→ DATA BLOCK

· · ·

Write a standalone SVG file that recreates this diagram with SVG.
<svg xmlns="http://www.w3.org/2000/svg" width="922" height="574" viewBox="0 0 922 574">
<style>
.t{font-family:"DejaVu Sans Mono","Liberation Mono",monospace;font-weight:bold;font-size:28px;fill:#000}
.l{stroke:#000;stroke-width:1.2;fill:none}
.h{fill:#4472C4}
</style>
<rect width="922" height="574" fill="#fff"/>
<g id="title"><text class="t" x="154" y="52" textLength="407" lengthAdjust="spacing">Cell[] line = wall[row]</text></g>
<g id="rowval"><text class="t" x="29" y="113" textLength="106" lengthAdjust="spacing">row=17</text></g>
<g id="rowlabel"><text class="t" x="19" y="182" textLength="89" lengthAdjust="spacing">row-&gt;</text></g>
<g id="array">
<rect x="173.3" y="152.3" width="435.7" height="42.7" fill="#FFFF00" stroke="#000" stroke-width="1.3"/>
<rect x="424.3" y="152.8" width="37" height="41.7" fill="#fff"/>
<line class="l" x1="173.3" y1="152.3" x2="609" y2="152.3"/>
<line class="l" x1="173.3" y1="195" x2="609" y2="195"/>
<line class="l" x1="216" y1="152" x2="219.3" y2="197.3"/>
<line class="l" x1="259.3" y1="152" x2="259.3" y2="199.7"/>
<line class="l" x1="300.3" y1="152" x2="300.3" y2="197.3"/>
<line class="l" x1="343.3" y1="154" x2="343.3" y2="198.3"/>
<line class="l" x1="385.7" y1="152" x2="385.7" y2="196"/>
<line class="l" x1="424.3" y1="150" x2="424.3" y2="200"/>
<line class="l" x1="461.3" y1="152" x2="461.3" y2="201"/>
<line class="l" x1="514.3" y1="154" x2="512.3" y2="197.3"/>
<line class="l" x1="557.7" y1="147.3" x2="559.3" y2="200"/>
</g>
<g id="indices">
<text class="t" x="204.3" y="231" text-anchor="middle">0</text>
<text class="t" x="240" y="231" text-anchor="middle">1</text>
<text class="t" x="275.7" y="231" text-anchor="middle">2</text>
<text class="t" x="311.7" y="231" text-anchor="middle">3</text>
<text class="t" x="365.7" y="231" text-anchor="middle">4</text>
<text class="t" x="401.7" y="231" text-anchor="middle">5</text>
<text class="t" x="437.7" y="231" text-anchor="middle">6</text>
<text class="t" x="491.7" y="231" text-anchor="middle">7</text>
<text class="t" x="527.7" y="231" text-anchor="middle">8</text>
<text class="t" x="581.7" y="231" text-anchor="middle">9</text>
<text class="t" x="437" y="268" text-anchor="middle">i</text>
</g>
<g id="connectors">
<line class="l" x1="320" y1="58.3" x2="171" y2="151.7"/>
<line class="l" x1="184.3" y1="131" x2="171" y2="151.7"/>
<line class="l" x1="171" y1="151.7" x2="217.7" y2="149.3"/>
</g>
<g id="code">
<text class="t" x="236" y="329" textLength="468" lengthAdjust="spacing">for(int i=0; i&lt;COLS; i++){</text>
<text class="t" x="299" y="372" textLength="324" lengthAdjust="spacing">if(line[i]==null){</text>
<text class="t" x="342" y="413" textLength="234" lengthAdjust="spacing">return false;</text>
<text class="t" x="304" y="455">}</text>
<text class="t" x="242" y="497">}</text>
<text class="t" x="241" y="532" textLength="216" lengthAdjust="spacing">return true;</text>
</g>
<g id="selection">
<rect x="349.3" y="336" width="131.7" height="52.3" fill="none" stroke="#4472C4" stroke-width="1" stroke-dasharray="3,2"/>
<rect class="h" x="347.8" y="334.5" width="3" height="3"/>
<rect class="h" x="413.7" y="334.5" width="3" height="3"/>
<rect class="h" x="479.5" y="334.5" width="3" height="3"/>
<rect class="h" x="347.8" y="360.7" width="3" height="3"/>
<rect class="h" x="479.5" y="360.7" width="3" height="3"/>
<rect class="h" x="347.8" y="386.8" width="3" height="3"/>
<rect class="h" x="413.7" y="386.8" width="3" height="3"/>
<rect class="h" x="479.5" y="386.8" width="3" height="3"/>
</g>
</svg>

· · ·

→ SET EXERCISE
Copy each line of the data above without altering a single character.

→ EXPECTED ANSWER
Write a standalone SVG file that recreates this diagram with SVG.
<svg xmlns="http://www.w3.org/2000/svg" width="922" height="574" viewBox="0 0 922 574">
<style>
.t{font-family:"DejaVu Sans Mono","Liberation Mono",monospace;font-weight:bold;font-size:28px;fill:#000}
.l{stroke:#000;stroke-width:1.2;fill:none}
.h{fill:#4472C4}
</style>
<rect width="922" height="574" fill="#fff"/>
<g id="title"><text class="t" x="154" y="52" textLength="407" lengthAdjust="spacing">Cell[] line = wall[row]</text></g>
<g id="rowval"><text class="t" x="29" y="113" textLength="106" lengthAdjust="spacing">row=17</text></g>
<g id="rowlabel"><text class="t" x="19" y="182" textLength="89" lengthAdjust="spacing">row-&gt;</text></g>
<g id="array">
<rect x="173.3" y="152.3" width="435.7" height="42.7" fill="#FFFF00" stroke="#000" stroke-width="1.3"/>
<rect x="424.3" y="152.8" width="37" height="41.7" fill="#fff"/>
<line class="l" x1="173.3" y1="152.3" x2="609" y2="152.3"/>
<line class="l" x1="173.3" y1="195" x2="609" y2="195"/>
<line class="l" x1="216" y1="152" x2="219.3" y2="197.3"/>
<line class="l" x1="259.3" y1="152" x2="259.3" y2="199.7"/>
<line class="l" x1="300.3" y1="152" x2="300.3" y2="197.3"/>
<line class="l" x1="343.3" y1="154" x2="343.3" y2="198.3"/>
<line class="l" x1="385.7" y1="152" x2="385.7" y2="196"/>
<line class="l" x1="424.3" y1="150" x2="424.3" y2="200"/>
<line class="l" x1="461.3" y1="152" x2="461.3" y2="201"/>
<line class="l" x1="514.3" y1="154" x2="512.3" y2="197.3"/>
<line class="l" x1="557.7" y1="147.3" x2="559.3" y2="200"/>
</g>
<g id="indices">
<text class="t" x="204.3" y="231" text-anchor="middle">0</text>
<text class="t" x="240" y="231" text-anchor="middle">1</text>
<text class="t" x="275.7" y="231" text-anchor="middle">2</text>
<text class="t" x="311.7" y="231" text-anchor="middle">3</text>
<text class="t" x="365.7" y="231" text-anchor="middle">4</text>
<text class="t" x="401.7" y="231" text-anchor="middle">5</text>
<text class="t" x="437.7" y="231" text-anchor="middle">6</text>
<text class="t" x="491.7" y="231" text-anchor="middle">7</text>
<text class="t" x="527.7" y="231" text-anchor="middle">8</text>
<text class="t" x="581.7" y="231" text-anchor="middle">9</text>
<text class="t" x="437" y="268" text-anchor="middle">i</text>
</g>
<g id="connectors">
<line class="l" x1="320" y1="58.3" x2="171" y2="151.7"/>
<line class="l" x1="184.3" y1="131" x2="171" y2="151.7"/>
<line class="l" x1="171" y1="151.7" x2="217.7" y2="149.3"/>
</g>
<g id="code">
<text class="t" x="236" y="329" textLength="468" lengthAdjust="spacing">for(int i=0; i&lt;COLS; i++){</text>
<text class="t" x="299" y="372" textLength="324" lengthAdjust="spacing">if(line[i]==null){</text>
<text class="t" x="342" y="413" textLength="234" lengthAdjust="spacing">return false;</text>
<text class="t" x="304" y="455">}</text>
<text class="t" x="242" y="497">}</text>
<text class="t" x="241" y="532" textLength="216" lengthAdjust="spacing">return true;</text>
</g>
<g id="selection">
<rect x="349.3" y="336" width="131.7" height="52.3" fill="none" stroke="#4472C4" stroke-width="1" stroke-dasharray="3,2"/>
<rect class="h" x="347.8" y="334.5" width="3" height="3"/>
<rect class="h" x="413.7" y="334.5" width="3" height="3"/>
<rect class="h" x="479.5" y="334.5" width="3" height="3"/>
<rect class="h" x="347.8" y="360.7" width="3" height="3"/>
<rect class="h" x="479.5" y="360.7" width="3" height="3"/>
<rect class="h" x="347.8" y="386.8" width="3" height="3"/>
<rect class="h" x="413.7" y="386.8" width="3" height="3"/>
<rect class="h" x="479.5" y="386.8" width="3" height="3"/>
</g>
</svg>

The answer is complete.